Given exercise
Set down each line of the data below exactly as it stands, dropping the pictures.

Data
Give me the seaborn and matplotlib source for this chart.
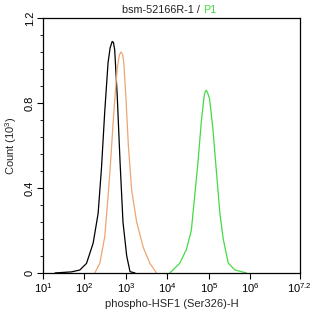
import numpy as np
import pandas as pd
import matplotlib
matplotlib.use("Agg")
import matplotlib.pyplot as plt
import matplotlib.ticker as mticker
import seaborn as sns

# log10 fluorescence / count (10^3)
black_log = [1.29, 1.69, 1.89, 2.05, 2.21, 2.33, 2.41, 2.49, 2.57, 2.62, 2.67, 2.70, 2.73, 2.79, 2.86, 2.93, 3.02, 3.10, 3.22]
black_cnt = [0.0, 0.005, 0.014, 0.045, 0.14, 0.28, 0.49, 0.76, 0.99, 1.06, 1.09, 1.085, 1.05, 0.84, 0.52, 0.24, 0.08, 0.006, 0.0]

orange_log = [2.25, 2.37, 2.49, 2.57, 2.63, 2.71, 2.79, 2.84, 2.88, 2.92, 2.95, 3.00, 3.06, 3.14, 3.26, 3.42, 3.58, 3.74]
orange_cnt = [0.0, 0.045, 0.17, 0.36, 0.52, 0.76, 0.96, 1.025, 1.04, 1.03, 0.99, 0.83, 0.60, 0.39, 0.24, 0.12, 0.045, 0.0]

green_log = [4.06, 4.30, 4.46, 4.58, 4.66, 4.74, 4.82, 4.89, 4.92, 4.94, 4.97, 5.02, 5.10, 5.18, 5.27, 5.35, 5.47, 5.63, 5.91]
green_cnt = [0.0, 0.045, 0.11, 0.20, 0.36, 0.52, 0.71, 0.835, 0.855, 0.86, 0.85, 0.82, 0.68, 0.49, 0.28, 0.16, 0.047, 0.014, 0.0]

x_ticks = [1, 2, 3, 4, 5, 6, 7.2]
x_tick_labels = ["$10^{1}$", "$10^{2}$", "$10^{3}$", "$10^{4}$", "$10^{5}$", "$10^{6}$", "$10^{7.2}$"]
y_ticks = [0, 0.4, 0.8, 1.2]
y_tick_labels = ["0", "0.4", "0.8", "1.2"]

sns.set_style("ticks")
plt.rcParams['font.family'] = ['Liberation Sans', 'DejaVu Sans']
plt.rcParams['mathtext.fontset'] = 'custom'
plt.rcParams['mathtext.rm'] = 'Liberation Sans'
plt.rcParams['mathtext.it'] = 'Liberation Sans'

fig = plt.figure(figsize=(3.14, 3.17), dpi=100)
ax = fig.add_axes([0.137, 0.139, 0.818, 0.804])

for lg, cnt, col in [(black_log, black_cnt, "black"),
                     (orange_log, orange_cnt, "#EDA673"),
                     (green_log, green_cnt, "#44DA44")]:
    sns.lineplot(x=10 ** np.array(lg), y=cnt, color=col, lw=0.9, ax=ax, sort=False)

ax.set_xscale("log")
ax.set_xlim(10 ** 1, 10 ** 7.2)
ax.set_ylim(0, 1.2)
ax.set_xticks([10 ** t for t in x_ticks])
ax.set_xticklabels(x_tick_labels, fontsize=8)
ax.xaxis.set_minor_locator(mticker.LogLocator(base=10, subs=np.arange(2, 10)))
ax.xaxis.set_minor_formatter(mticker.NullFormatter())
ax.set_yticks(y_ticks)
ax.set_yticklabels(y_tick_labels, fontsize=8, rotation=90, va="center")
ax.yaxis.set_minor_locator(mticker.MultipleLocator(0.08))

for s in ax.spines.values():
    s.set_linewidth(0.9)
    s.set_color("black")
ax.tick_params(which="major", length=4, width=0.8, pad=2, colors="black")
ax.tick_params(which="minor", length=2, width=0.6, colors="black")

ax.set_xlabel("phospho-HSF1 (Ser326)-H", fontsize=8, labelpad=3)
ax.set_ylabel("Count (10$^{3}$)", fontsize=8, labelpad=4)

fig.text(0.647, 0.967, "bsm-52166R-1 / ", ha="right", va="center", fontsize=7.8, color="#222222")
fig.text(0.647, 0.967, "P1", ha="left", va="center", fontsize=7.8, color="#44DA44")

fig.savefig("out.png", dpi=100)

Response below
Give me the seaborn and matplotlib source for this chart.
import numpy as np
import pandas as pd
import matplotlib
matplotlib.use("Agg")
import matplotlib.pyplot as plt
import matplotlib.ticker as mticker
import seaborn as sns

# log10 fluorescence / count (10^3)
black_log = [1.29, 1.69, 1.89, 2.05, 2.21, 2.33, 2.41, 2.49, 2.57, 2.62, 2.67, 2.70, 2.73, 2.79, 2.86, 2.93, 3.02, 3.10, 3.22]
black_cnt = [0.0, 0.005, 0.014, 0.045, 0.14, 0.28, 0.49, 0.76, 0.99, 1.06, 1.09, 1.085, 1.05, 0.84, 0.52, 0.24, 0.08, 0.006, 0.0]

orange_log = [2.25, 2.37, 2.49, 2.57, 2.63, 2.71, 2.79, 2.84, 2.88, 2.92, 2.95, 3.00, 3.06, 3.14, 3.26, 3.42, 3.58, 3.74]
orange_cnt = [0.0, 0.045, 0.17, 0.36, 0.52, 0.76, 0.96, 1.025, 1.04, 1.03, 0.99, 0.83, 0.60, 0.39, 0.24, 0.12, 0.045, 0.0]

green_log = [4.06, 4.30, 4.46, 4.58, 4.66, 4.74, 4.82, 4.89, 4.92, 4.94, 4.97, 5.02, 5.10, 5.18, 5.27, 5.35, 5.47, 5.63, 5.91]
green_cnt = [0.0, 0.045, 0.11, 0.20, 0.36, 0.52, 0.71, 0.835, 0.855, 0.86, 0.85, 0.82, 0.68, 0.49, 0.28, 0.16, 0.047, 0.014, 0.0]

x_ticks = [1, 2, 3, 4, 5, 6, 7.2]
x_tick_labels = ["$10^{1}$", "$10^{2}$", "$10^{3}$", "$10^{4}$", "$10^{5}$", "$10^{6}$", "$10^{7.2}$"]
y_ticks = [0, 0.4, 0.8, 1.2]
y_tick_labels = ["0", "0.4", "0.8", "1.2"]

sns.set_style("ticks")
plt.rcParams['font.family'] = ['Liberation Sans', 'DejaVu Sans']
plt.rcParams['mathtext.fontset'] = 'custom'
plt.rcParams['mathtext.rm'] = 'Liberation Sans'
plt.rcParams['mathtext.it'] = 'Liberation Sans'

fig = plt.figure(figsize=(3.14, 3.17), dpi=100)
ax = fig.add_axes([0.137, 0.139, 0.818, 0.804])

for lg, cnt, col in [(black_log, black_cnt, "black"),
                     (orange_log, orange_cnt, "#EDA673"),
                     (green_log, green_cnt, "#44DA44")]:
    sns.lineplot(x=10 ** np.array(lg), y=cnt, color=col, lw=0.9, ax=ax, sort=False)

ax.set_xscale("log")
ax.set_xlim(10 ** 1, 10 ** 7.2)
ax.set_ylim(0, 1.2)
ax.set_xticks([10 ** t for t in x_ticks])
ax.set_xticklabels(x_tick_labels, fontsize=8)
ax.xaxis.set_minor_locator(mticker.LogLocator(base=10, subs=np.arange(2, 10)))
ax.xaxis.set_minor_formatter(mticker.NullFormatter())
ax.set_yticks(y_ticks)
ax.set_yticklabels(y_tick_labels, fontsize=8, rotation=90, va="center")
ax.yaxis.set_minor_locator(mticker.MultipleLocator(0.08))

for s in ax.spines.values():
    s.set_linewidth(0.9)
    s.set_color("black")
ax.tick_params(which="major", length=4, width=0.8, pad=2, colors="black")
ax.tick_params(which="minor", length=2, width=0.6, colors="black")

ax.set_xlabel("phospho-HSF1 (Ser326)-H", fontsize=8, labelpad=3)
ax.set_ylabel("Count (10$^{3}$)", fontsize=8, labelpad=4)

fig.text(0.647, 0.967, "bsm-52166R-1 / ", ha="right", va="center", fontsize=7.8, color="#222222")
fig.text(0.647, 0.967, "P1", ha="left", va="center", fontsize=7.8, color="#44DA44")

fig.savefig("out.png", dpi=100)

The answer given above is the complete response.